-- SOURCE DATA --
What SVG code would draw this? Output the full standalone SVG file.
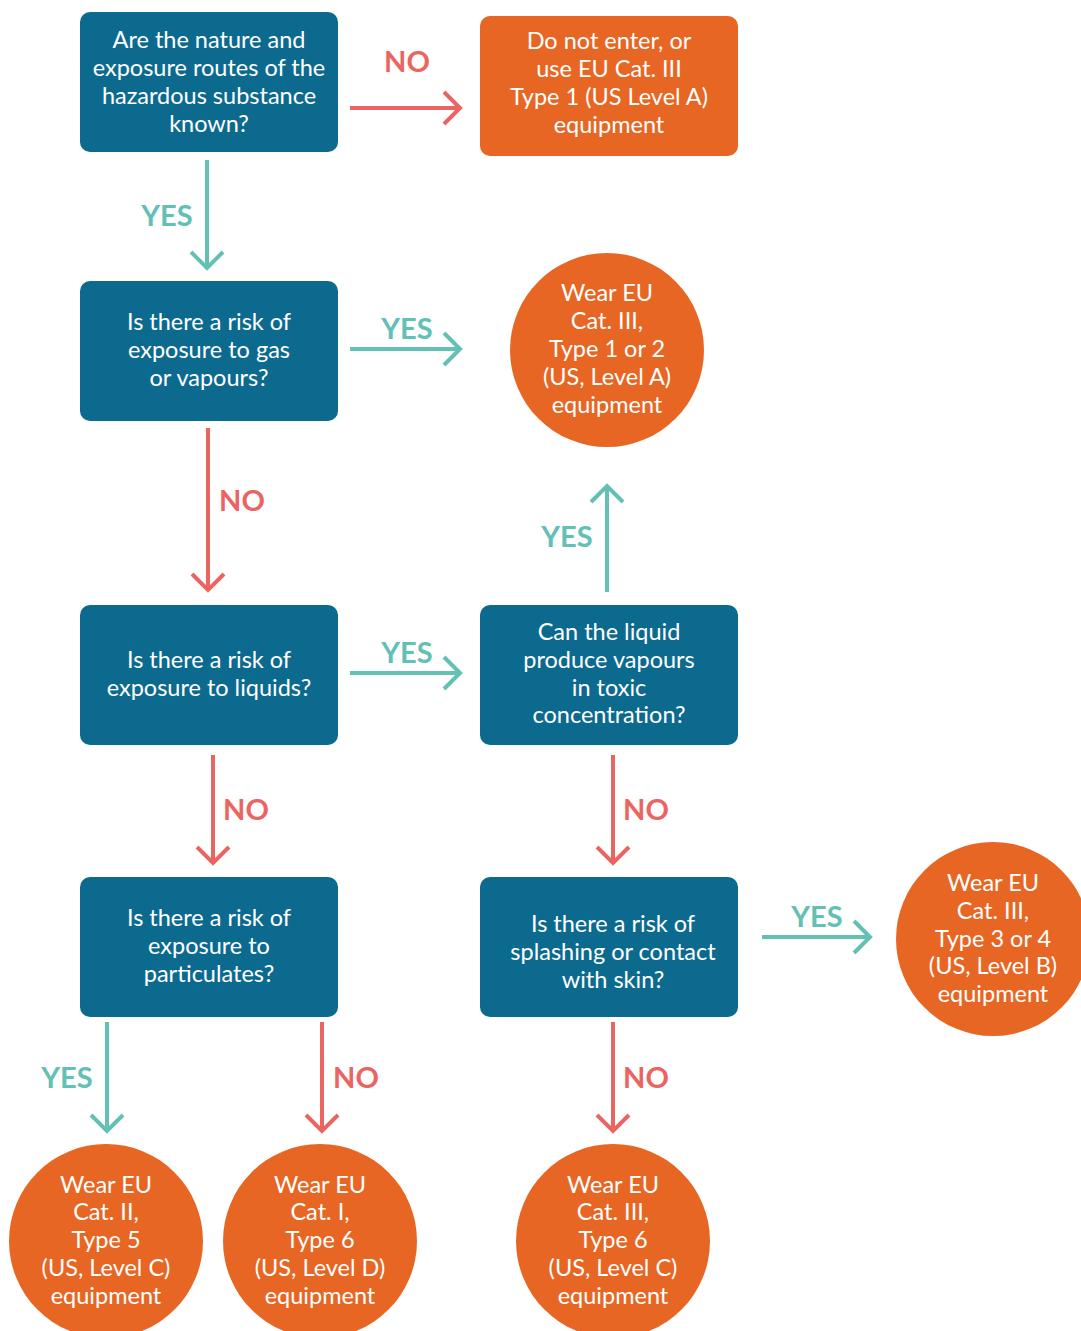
<svg xmlns="http://www.w3.org/2000/svg" width="1081" height="1331" viewBox="0 0 1081 1331">
<defs>
<style>
.q{fill:#0d6a8f}
.o{fill:#e86624}
.t{font-family:Lato,"Open Sans",sans-serif;font-size:23.5px;fill:#fff;text-anchor:middle}
.lb{font-family:Lato,"Open Sans",sans-serif;font-size:29px;font-weight:bold;text-anchor:middle}
.y{fill:#63c0b5}
.n{fill:#ec6461}
.ly{stroke:#63c0b5;stroke-width:4;fill:none}
.ln{stroke:#ec6461;stroke-width:4;fill:none}
</style>
</defs>
<g id="connectors">
<path class="ln" d="M350,108 H460 M444,92 L460,108 L444,124"/>
<text class="lb n" x="407" y="72">NO</text>
<path class="ly" d="M207,160 V268 M191,252 L207,268 L223,252"/>
<text class="lb y" x="167" y="226">YES</text>
<path class="ly" d="M350,349 H460 M444,333 L460,349 L444,365"/>
<text class="lb y" x="407" y="339">YES</text>
<path class="ln" d="M208,428 V590 M192,574 L208,590 L224,574"/>
<text class="lb n" x="242" y="511">NO</text>
<path class="ly" d="M350,673 H460 M444,657 L460,673 L444,689"/>
<text class="lb y" x="407" y="663">YES</text>
<path class="ly" d="M607,592 V486 M591,502 L607,486 L623,502"/>
<text class="lb y" x="567" y="547">YES</text>
<path class="ln" d="M213,755 V863 M197,847 L213,863 L229,847"/>
<text class="lb n" x="246" y="820">NO</text>
<path class="ln" d="M613,755 V863 M597,847 L613,863 L629,847"/>
<text class="lb n" x="646" y="820">NO</text>
<path class="ly" d="M762,937 H870 M854,921 L870,937 L854,953"/>
<text class="lb y" x="817" y="927">YES</text>
<path class="ly" d="M107,1022 V1131 M91,1115 L107,1131 L123,1115"/>
<text class="lb y" x="67" y="1088">YES</text>
<path class="ln" d="M322,1022 V1131 M306,1115 L322,1131 L338,1115"/>
<text class="lb n" x="356" y="1088">NO</text>
<path class="ln" d="M613,1022 V1131 M597,1115 L613,1131 L629,1115"/>
<text class="lb n" x="646" y="1088">NO</text>
</g>
<g id="q1">
<rect class="q" x="80" y="12" width="258" height="140" rx="10"/>
<text class="t" x="209" y="48">Are the nature and</text>
<text class="t" x="209" y="76">exposure routes of the</text>
<text class="t" x="209" y="104">hazardous substance</text>
<text class="t" x="209" y="132">known?</text>
</g>
<g id="r0">
<rect class="o" x="480" y="16" width="258" height="140" rx="10"/>
<text class="t" x="609" y="49">Do not enter, or</text>
<text class="t" x="609" y="77">use EU Cat. III</text>
<text class="t" x="609" y="105">Type 1 (US Level A)</text>
<text class="t" x="609" y="133">equipment</text>
</g>
<g id="q2">
<rect class="q" x="80" y="281" width="258" height="140" rx="10"/>
<text class="t" x="209" y="330">Is there a risk of</text>
<text class="t" x="209" y="358">exposure to gas</text>
<text class="t" x="209" y="386">or vapours?</text>
</g>
<g id="rA">
<circle class="o" cx="607" cy="350" r="97"/>
<text class="t" x="607" y="301">Wear EU</text>
<text class="t" x="607" y="329">Cat. III,</text>
<text class="t" x="607" y="357">Type 1 or 2</text>
<text class="t" x="607" y="385">(US, Level A)</text>
<text class="t" x="607" y="413">equipment</text>
</g>
<g id="q3">
<rect class="q" x="80" y="605" width="258" height="140" rx="10"/>
<text class="t" x="209" y="668">Is there a risk of</text>
<text class="t" x="209" y="696">exposure to liquids?</text>
</g>
<g id="q4">
<rect class="q" x="480" y="605" width="258" height="140" rx="10"/>
<text class="t" x="609" y="640">Can the liquid</text>
<text class="t" x="609" y="668">produce vapours</text>
<text class="t" x="609" y="696">in toxic</text>
<text class="t" x="609" y="723">concentration?</text>
</g>
<g id="q5">
<rect class="q" x="80" y="877" width="258" height="140" rx="10"/>
<text class="t" x="209" y="926">Is there a risk of</text>
<text class="t" x="209" y="954">exposure to</text>
<text class="t" x="209" y="982">particulates?</text>
</g>
<g id="q6">
<rect class="q" x="480" y="877" width="258" height="140" rx="10"/>
<text class="t" x="613" y="932">Is there a risk of</text>
<text class="t" x="613" y="960">splashing or contact</text>
<text class="t" x="613" y="988">with skin?</text>
</g>
<g id="rB">
<circle class="o" cx="993" cy="939" r="97"/>
<text class="t" x="993" y="891">Wear EU</text>
<text class="t" x="993" y="919">Cat. III,</text>
<text class="t" x="993" y="947">Type 3 or 4</text>
<text class="t" x="993" y="974">(US, Level B)</text>
<text class="t" x="993" y="1002">equipment</text>
</g>
<g id="rC">
<circle class="o" cx="106" cy="1241" r="97"/>
<text class="t" x="106" y="1193">Wear EU</text>
<text class="t" x="106" y="1220">Cat. II,</text>
<text class="t" x="106" y="1248">Type 5</text>
<text class="t" x="106" y="1276">(US, Level C)</text>
<text class="t" x="106" y="1304">equipment</text>
</g>
<g id="rD">
<circle class="o" cx="320" cy="1241" r="97"/>
<text class="t" x="320" y="1193">Wear EU</text>
<text class="t" x="320" y="1220">Cat. I,</text>
<text class="t" x="320" y="1248">Type 6</text>
<text class="t" x="320" y="1276">(US, Level D)</text>
<text class="t" x="320" y="1304">equipment</text>
</g>
<g id="rE">
<circle class="o" cx="613" cy="1241" r="97"/>
<text class="t" x="613" y="1193">Wear EU</text>
<text class="t" x="613" y="1220">Cat. III,</text>
<text class="t" x="613" y="1248">Type 6</text>
<text class="t" x="613" y="1276">(US, Level C)</text>
<text class="t" x="613" y="1304">equipment</text>
</g>
</svg>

-- YOUR OBJECTIVE --
Restate the full listing verbatim and drop every picture.

-- EXPECTED OUTPUT --
What SVG code would draw this? Output the full standalone SVG file.
<svg xmlns="http://www.w3.org/2000/svg" width="1081" height="1331" viewBox="0 0 1081 1331">
<defs>
<style>
.q{fill:#0d6a8f}
.o{fill:#e86624}
.t{font-family:Lato,"Open Sans",sans-serif;font-size:23.5px;fill:#fff;text-anchor:middle}
.lb{font-family:Lato,"Open Sans",sans-serif;font-size:29px;font-weight:bold;text-anchor:middle}
.y{fill:#63c0b5}
.n{fill:#ec6461}
.ly{stroke:#63c0b5;stroke-width:4;fill:none}
.ln{stroke:#ec6461;stroke-width:4;fill:none}
</style>
</defs>
<g id="connectors">
<path class="ln" d="M350,108 H460 M444,92 L460,108 L444,124"/>
<text class="lb n" x="407" y="72">NO</text>
<path class="ly" d="M207,160 V268 M191,252 L207,268 L223,252"/>
<text class="lb y" x="167" y="226">YES</text>
<path class="ly" d="M350,349 H460 M444,333 L460,349 L444,365"/>
<text class="lb y" x="407" y="339">YES</text>
<path class="ln" d="M208,428 V590 M192,574 L208,590 L224,574"/>
<text class="lb n" x="242" y="511">NO</text>
<path class="ly" d="M350,673 H460 M444,657 L460,673 L444,689"/>
<text class="lb y" x="407" y="663">YES</text>
<path class="ly" d="M607,592 V486 M591,502 L607,486 L623,502"/>
<text class="lb y" x="567" y="547">YES</text>
<path class="ln" d="M213,755 V863 M197,847 L213,863 L229,847"/>
<text class="lb n" x="246" y="820">NO</text>
<path class="ln" d="M613,755 V863 M597,847 L613,863 L629,847"/>
<text class="lb n" x="646" y="820">NO</text>
<path class="ly" d="M762,937 H870 M854,921 L870,937 L854,953"/>
<text class="lb y" x="817" y="927">YES</text>
<path class="ly" d="M107,1022 V1131 M91,1115 L107,1131 L123,1115"/>
<text class="lb y" x="67" y="1088">YES</text>
<path class="ln" d="M322,1022 V1131 M306,1115 L322,1131 L338,1115"/>
<text class="lb n" x="356" y="1088">NO</text>
<path class="ln" d="M613,1022 V1131 M597,1115 L613,1131 L629,1115"/>
<text class="lb n" x="646" y="1088">NO</text>
</g>
<g id="q1">
<rect class="q" x="80" y="12" width="258" height="140" rx="10"/>
<text class="t" x="209" y="48">Are the nature and</text>
<text class="t" x="209" y="76">exposure routes of the</text>
<text class="t" x="209" y="104">hazardous substance</text>
<text class="t" x="209" y="132">known?</text>
</g>
<g id="r0">
<rect class="o" x="480" y="16" width="258" height="140" rx="10"/>
<text class="t" x="609" y="49">Do not enter, or</text>
<text class="t" x="609" y="77">use EU Cat. III</text>
<text class="t" x="609" y="105">Type 1 (US Level A)</text>
<text class="t" x="609" y="133">equipment</text>
</g>
<g id="q2">
<rect class="q" x="80" y="281" width="258" height="140" rx="10"/>
<text class="t" x="209" y="330">Is there a risk of</text>
<text class="t" x="209" y="358">exposure to gas</text>
<text class="t" x="209" y="386">or vapours?</text>
</g>
<g id="rA">
<circle class="o" cx="607" cy="350" r="97"/>
<text class="t" x="607" y="301">Wear EU</text>
<text class="t" x="607" y="329">Cat. III,</text>
<text class="t" x="607" y="357">Type 1 or 2</text>
<text class="t" x="607" y="385">(US, Level A)</text>
<text class="t" x="607" y="413">equipment</text>
</g>
<g id="q3">
<rect class="q" x="80" y="605" width="258" height="140" rx="10"/>
<text class="t" x="209" y="668">Is there a risk of</text>
<text class="t" x="209" y="696">exposure to liquids?</text>
</g>
<g id="q4">
<rect class="q" x="480" y="605" width="258" height="140" rx="10"/>
<text class="t" x="609" y="640">Can the liquid</text>
<text class="t" x="609" y="668">produce vapours</text>
<text class="t" x="609" y="696">in toxic</text>
<text class="t" x="609" y="723">concentration?</text>
</g>
<g id="q5">
<rect class="q" x="80" y="877" width="258" height="140" rx="10"/>
<text class="t" x="209" y="926">Is there a risk of</text>
<text class="t" x="209" y="954">exposure to</text>
<text class="t" x="209" y="982">particulates?</text>
</g>
<g id="q6">
<rect class="q" x="480" y="877" width="258" height="140" rx="10"/>
<text class="t" x="613" y="932">Is there a risk of</text>
<text class="t" x="613" y="960">splashing or contact</text>
<text class="t" x="613" y="988">with skin?</text>
</g>
<g id="rB">
<circle class="o" cx="993" cy="939" r="97"/>
<text class="t" x="993" y="891">Wear EU</text>
<text class="t" x="993" y="919">Cat. III,</text>
<text class="t" x="993" y="947">Type 3 or 4</text>
<text class="t" x="993" y="974">(US, Level B)</text>
<text class="t" x="993" y="1002">equipment</text>
</g>
<g id="rC">
<circle class="o" cx="106" cy="1241" r="97"/>
<text class="t" x="106" y="1193">Wear EU</text>
<text class="t" x="106" y="1220">Cat. II,</text>
<text class="t" x="106" y="1248">Type 5</text>
<text class="t" x="106" y="1276">(US, Level C)</text>
<text class="t" x="106" y="1304">equipment</text>
</g>
<g id="rD">
<circle class="o" cx="320" cy="1241" r="97"/>
<text class="t" x="320" y="1193">Wear EU</text>
<text class="t" x="320" y="1220">Cat. I,</text>
<text class="t" x="320" y="1248">Type 6</text>
<text class="t" x="320" y="1276">(US, Level D)</text>
<text class="t" x="320" y="1304">equipment</text>
</g>
<g id="rE">
<circle class="o" cx="613" cy="1241" r="97"/>
<text class="t" x="613" y="1193">Wear EU</text>
<text class="t" x="613" y="1220">Cat. III,</text>
<text class="t" x="613" y="1248">Type 6</text>
<text class="t" x="613" y="1276">(US, Level C)</text>
<text class="t" x="613" y="1304">equipment</text>
</g>
</svg>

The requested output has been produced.